Note: This article originally appeared in the January, 2010 edition of TEQ Magazine.
If you were given the opportunity to travel back in time for one day, how would you use it? Would you try and stop a famous tragedy? Would you go back to witness an historical event, like the Beatles’ first appearance on Sullivan? Maybe you’d prefer to relive your happiest day.
For me it’s a no-brainer. I’d use the time machine to go back six months and stop myself from using SOAP in my last software project.
Last year my company developed warranty management software for a company that makes siding for homes. Our application manages most of the claim process from filing to payment, but one part it doesn’t handle is the scheduling of the home inspection. A third-party handles that step, and they have their own application that my team’s program had to interact with.
To get our applications talking, we decided to use web services with SOAP. It made perfect sense. After all, our situation was exactly the kind of data-exchange-over-the-web type of application that SOAP was designed for. We’ve used it before, and although we’ve never loved it, it still seemed like the best tool for the job.
But what started out as a two-week task turned into three months of debugging, handwringing, and self-doubt. Nothing worked as it should. First our Java application couldn’t connect with the proprietary authentication technique the other company was using. (Although SOAP itself is a standard, it can work with dozens of “sub-standards” which aren’t all well supported.) Then we had problems with decoding image attachments, data validation, XML file size limitations, and server conflicts with other programs. At one point the web service even failed when the other system’s clock fell out of sync because of daylight saving time.
SOAP’s not an acronym anymore, but when it was, the “S” used to mean “simple”. Ha! That’s like calling a cystoscopy a “simple procedure”. Sorry Dr. Smith, but what you once described to me as a simple procedure is actually the least simple thing I can think of. And the only thing more painful was that time I used SOAP in a warranty management application.
SOAP has good intentions, and with enough effort it can be made to work well. But the problem with SOAP is that it’s built on top of many layers, and with each new layer comes a new set of complications. SOAP tries to be an all-encompassing protocol, and although this makes it powerful, it also makes it complex.
Fortunately there’s an easier way of exchanging data between programs over the web. It’s called Representational State Transfer, or REST. Unlike SOAP which is a protocol, REST is more of a general approach to sharing data between a client and server. A RESTful web service forgoes complicated protocols, and instead takes advantage of HTTP’s underutilized features.

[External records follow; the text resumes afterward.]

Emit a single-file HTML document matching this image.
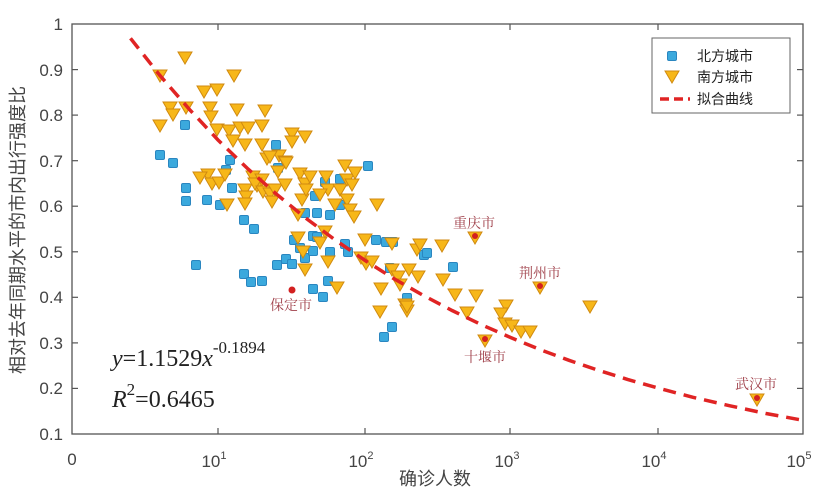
<!DOCTYPE html>
<html><head><meta charset="utf-8"><style>
body{margin:0;background:#fff;}
svg{display:block;font-family:"Liberation Sans","Noto Sans CJK SC",sans-serif;}
</style></head><body>
<svg width="830" height="501" viewBox="0 0 830 501">
<defs>
<rect id="s" x="-4.5" y="-4.5" width="9" height="9" rx="1.5" fill="#3ba9dd" stroke="#2a86c0" stroke-width="1"/>
<path id="t" d="M-7,-6 L7,-6 L0,6 Z" fill="#f7b719" stroke="#d08a10" stroke-width="1"/>
</defs>
<!-- axes -->
<rect x="72" y="24" width="731" height="410" fill="none" stroke="#555" stroke-width="1.3"/>
<g stroke="#555" stroke-width="1.2">
<line x1="218" y1="434" x2="218" y2="428"/><line x1="365" y1="434" x2="365" y2="428"/><line x1="510" y1="434" x2="510" y2="428"/><line x1="658" y1="434" x2="658" y2="428"/>
<line x1="218" y1="24" x2="218" y2="30"/><line x1="365" y1="24" x2="365" y2="30"/><line x1="510" y1="24" x2="510" y2="30"/><line x1="658" y1="24" x2="658" y2="30"/>
<line x1="72" y1="69.6" x2="78" y2="69.6"/><line x1="72" y1="115.1" x2="78" y2="115.1"/><line x1="72" y1="160.7" x2="78" y2="160.7"/><line x1="72" y1="206.2" x2="78" y2="206.2"/><line x1="72" y1="251.8" x2="78" y2="251.8"/><line x1="72" y1="297.3" x2="78" y2="297.3"/><line x1="72" y1="342.9" x2="78" y2="342.9"/><line x1="72" y1="388.4" x2="78" y2="388.4"/>
<line x1="803" y1="69.6" x2="797" y2="69.6"/><line x1="803" y1="115.1" x2="797" y2="115.1"/><line x1="803" y1="160.7" x2="797" y2="160.7"/><line x1="803" y1="206.2" x2="797" y2="206.2"/><line x1="803" y1="251.8" x2="797" y2="251.8"/><line x1="803" y1="297.3" x2="797" y2="297.3"/><line x1="803" y1="342.9" x2="797" y2="342.9"/><line x1="803" y1="388.4" x2="797" y2="388.4"/>
</g>
<g font-size="17" fill="#444" text-anchor="end">
<text x="63" y="30">1</text><text x="63" y="76">0.9</text><text x="63" y="121">0.8</text><text x="63" y="167">0.7</text><text x="63" y="212">0.6</text><text x="63" y="258">0.5</text><text x="63" y="303">0.4</text><text x="63" y="349">0.3</text><text x="63" y="394">0.2</text><text x="63" y="440">0.1</text>
</g>
<g font-size="17" fill="#444" text-anchor="middle">
<text x="72" y="465">0</text>
<text x="214" y="467">10<tspan font-size="11" dy="-8">1</tspan></text>
<text x="361" y="467">10<tspan font-size="11" dy="-8">2</tspan></text>
<text x="507" y="467">10<tspan font-size="11" dy="-8">3</tspan></text>
<text x="654" y="467">10<tspan font-size="11" dy="-8">4</tspan></text>
<text x="799" y="467">10<tspan font-size="11" dy="-8">5</tspan></text>
</g>
<text x="435" y="485" font-size="18" fill="#444" text-anchor="middle">确诊人数</text>
<text transform="translate(24,230) rotate(-90)" font-size="18" fill="#444" text-anchor="middle">相对去年同期水平的市内出行强度比</text>
<!-- points -->
<g>
<use href="#s" x="160" y="155"/><use href="#s" x="173" y="163"/><use href="#s" x="185" y="125"/><use href="#s" x="186" y="188"/><use href="#s" x="186" y="201"/><use href="#s" x="207" y="200"/><use href="#s" x="220" y="205"/><use href="#s" x="230" y="160"/><use href="#s" x="226" y="170"/><use href="#s" x="232" y="188"/><use href="#s" x="244" y="220"/><use href="#s" x="254" y="229"/><use href="#s" x="276" y="145"/><use href="#s" x="278" y="168"/><use href="#s" x="305" y="213"/><use href="#s" x="315" y="196"/><use href="#s" x="317" y="213"/><use href="#s" x="313" y="236"/><use href="#s" x="325" y="182"/><use href="#s" x="368" y="166"/><use href="#s" x="340" y="179"/>
<use href="#s" x="196" y="265"/><use href="#s" x="244" y="274"/><use href="#s" x="251" y="282"/><use href="#s" x="262" y="281"/><use href="#s" x="277" y="265"/><use href="#s" x="286" y="259"/><use href="#s" x="292" y="264"/><use href="#s" x="294" y="240"/><use href="#s" x="300" y="248"/><use href="#s" x="305" y="258"/><use href="#s" x="313" y="251"/><use href="#s" x="317" y="237"/><use href="#s" x="313" y="289"/><use href="#s" x="323" y="297"/><use href="#s" x="328" y="281"/><use href="#s" x="345" y="244"/><use href="#s" x="348" y="252"/><use href="#s" x="330" y="252"/><use href="#s" x="376" y="240"/><use href="#s" x="386" y="242"/><use href="#s" x="393" y="242"/><use href="#s" x="384" y="337"/><use href="#s" x="392" y="327"/><use href="#s" x="407" y="298"/><use href="#s" x="390" y="268"/><use href="#s" x="424" y="255"/><use href="#s" x="427" y="253"/><use href="#s" x="453" y="267"/><use href="#s" x="340" y="205"/><use href="#s" x="330" y="215"/>
</g>
<g>
<use href="#t" x="160" y="76"/><use href="#t" x="185" y="58"/><use href="#t" x="234" y="76"/><use href="#t" x="160" y="126"/><use href="#t" x="170" y="108"/><use href="#t" x="173" y="115"/><use href="#t" x="186" y="108"/><use href="#t" x="204" y="92"/><use href="#t" x="217" y="90"/><use href="#t" x="210" y="108"/><use href="#t" x="211" y="117"/><use href="#t" x="217" y="130"/><use href="#t" x="229" y="131"/><use href="#t" x="233" y="141"/><use href="#t" x="237" y="110"/><use href="#t" x="240" y="128"/><use href="#t" x="248" y="128"/><use href="#t" x="245" y="145"/><use href="#t" x="262" y="126"/><use href="#t" x="265" y="111"/><use href="#t" x="262" y="145"/><use href="#t" x="267" y="159"/><use href="#t" x="279" y="156"/><use href="#t" x="285" y="162"/><use href="#t" x="292" y="134"/><use href="#t" x="292" y="142"/><use href="#t" x="305" y="137"/><use href="#t" x="253" y="177"/><use href="#t" x="270" y="157"/><use href="#t" x="278" y="172"/><use href="#t" x="286" y="163"/><use href="#t" x="257" y="186"/><use href="#t" x="262" y="180"/><use href="#t" x="227" y="205"/><use href="#t" x="245" y="190"/><use href="#t" x="246" y="197"/><use href="#t" x="208" y="175"/><use href="#t" x="200" y="178"/><use href="#t" x="212" y="184"/><use href="#t" x="219" y="183"/><use href="#t" x="225" y="175"/><use href="#t" x="245" y="204"/><use href="#t" x="255" y="184"/><use href="#t" x="263" y="192"/><use href="#t" x="270" y="194"/><use href="#t" x="272" y="202"/><use href="#t" x="275" y="190"/><use href="#t" x="300" y="174"/><use href="#t" x="305" y="184"/><use href="#t" x="302" y="200"/><use href="#t" x="298" y="215"/><use href="#t" x="310" y="177"/><use href="#t" x="306" y="190"/><use href="#t" x="326" y="177"/><use href="#t" x="328" y="190"/><use href="#t" x="340" y="190"/><use href="#t" x="345" y="166"/><use href="#t" x="347" y="180"/><use href="#t" x="352" y="185"/><use href="#t" x="355" y="173"/><use href="#t" x="347" y="200"/><use href="#t" x="350" y="210"/><use href="#t" x="354" y="217"/><use href="#t" x="377" y="205"/><use href="#t" x="285" y="185"/><use href="#t" x="320" y="195"/><use href="#t" x="335" y="205"/>
<use href="#t" x="298" y="238"/><use href="#t" x="303" y="252"/><use href="#t" x="320" y="243"/><use href="#t" x="305" y="270"/><use href="#t" x="328" y="262"/><use href="#t" x="337" y="288"/><use href="#t" x="361" y="258"/><use href="#t" x="366" y="264"/><use href="#t" x="372" y="262"/><use href="#t" x="381" y="289"/><use href="#t" x="392" y="270"/><use href="#t" x="398" y="277"/><use href="#t" x="405" y="305"/><use href="#t" x="380" y="312"/><use href="#t" x="407" y="311"/><use href="#t" x="417" y="250"/><use href="#t" x="365" y="240"/><use href="#t" x="392" y="244"/><use href="#t" x="325" y="232"/>
<use href="#t" x="420" y="245"/><use href="#t" x="442" y="246"/><use href="#t" x="418" y="277"/><use href="#t" x="443" y="280"/><use href="#t" x="455" y="295"/><use href="#t" x="476" y="296"/><use href="#t" x="467" y="313"/><use href="#t" x="506" y="306"/><use href="#t" x="400" y="285"/><use href="#t" x="407" y="307"/><use href="#t" x="501" y="314"/><use href="#t" x="505" y="324"/><use href="#t" x="512" y="326"/><use href="#t" x="521" y="332"/><use href="#t" x="530" y="332"/><use href="#t" x="590" y="307"/><use href="#t" x="409" y="270"/>
<use href="#t" x="475" y="238"/><use href="#t" x="540" y="288"/><use href="#t" x="485" y="341"/><use href="#t" x="757" y="400"/>
</g>
<g fill="#d32020">
<circle cx="475" cy="236" r="3"/><circle cx="540" cy="286" r="3"/><circle cx="485" cy="339" r="3"/><circle cx="757" cy="398" r="3"/><circle cx="292" cy="290" r="3.5"/>
</g>
<g font-size="14" fill="#a0404a" font-family="'Liberation Serif','Noto Serif CJK SC',serif" text-anchor="middle">
<text x="474" y="228">重庆市</text><text x="540" y="278">荆州市</text><text x="485" y="362">十堰市</text><text x="756" y="389">武汉市</text><text x="291" y="310">保定市</text>
</g>
<!-- fit curve -->
<path d="M130.5,38.3 L159.7,75.2 L189,108.9 L218,140 L247.4,168.4 L276.7,194.3 L305.9,218.2 L335.2,240 L364.4,260 L393.6,278.5 L422.9,295.2 L452.1,310.5 L481.4,324.7 L510.6,337.5 L539.8,349.5 L569,360.3 L598.3,370.3 L627.5,379.4 L656.8,387.7 L693,397.3 L729.9,405.8 L766,413.5 L803,420.3" fill="none" stroke="#e02424" stroke-width="3.5" stroke-dasharray="13,8"/>
<!-- equation -->
<g font-family="'Liberation Serif',serif" fill="#222" font-size="24">
<text x="112" y="366"><tspan font-style="italic">y</tspan>=1.1529<tspan font-style="italic">x</tspan><tspan font-size="17" dy="-13">-0.1894</tspan></text>
<text x="112" y="407"><tspan font-style="italic">R</tspan><tspan font-size="17" dy="-12">2</tspan><tspan dy="12">=0.6465</tspan></text>
</g>
<!-- legend -->
<rect x="652" y="38" width="138" height="75" fill="#fff" stroke="#666" stroke-width="1"/>
<use href="#s" x="672" y="56"/>
<use href="#t" x="672" y="77"/>
<line x1="660" y1="99" x2="690" y2="99" stroke="#e02424" stroke-width="3.5" stroke-dasharray="9,5"/>
<g font-size="14" fill="#222">
<text x="697" y="61">北方城市</text><text x="697" y="82">南方城市</text><text x="697" y="104">拟合曲线</text>
</g>
</svg>
</body></html>
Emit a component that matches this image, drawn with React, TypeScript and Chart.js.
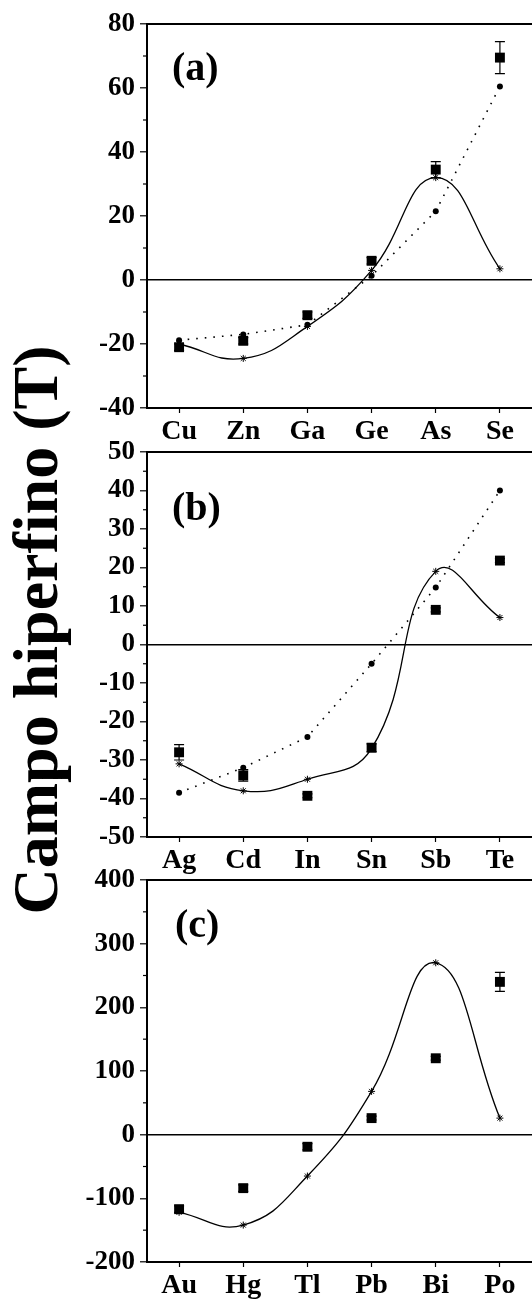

Imagine you run a business that rents camels by the hour. In addition to allowing reservations on your web site, you want to open your system to third party brokers. The brokers use their own software to compare prices and make reservations, and they’re not going to rent out your camels if you don’t give their software a way to hook into yours. You decide to make your reservation system available to theirs via a RESTful web service.
With REST, you expose your software’s functionality via meaningful URLs, and you take advantage of HTTP’s “verbs”, which are called actions. For example, if a broker wanted to check the availability of your two-humped camels, their software could issue a GET request of http://www.carav.an/camel/hump/2. To make a reservation for a camel named Gobi on April 12th, their software could issue a POST request of http://www.carav.an/camel/gobi/2010/04/12. To check on the status of reservation #123, they could issue a GET request of http://www.carav.an/reservation/123, and to cancel that reservation they could issue a DELETE request of the same URL.
Unlike SOAP which is limited to XML, RESTful web services can share their data in any number of formats, such as XML, JSON, or CSV. REST replaces complexity with simplicity, and it takes better advantage of existing methodologies instead of inventing its own. Although it lacks some of SOAP’s strengths, such as a unified way of defining your interface, it makes up for it with its ease of implementation.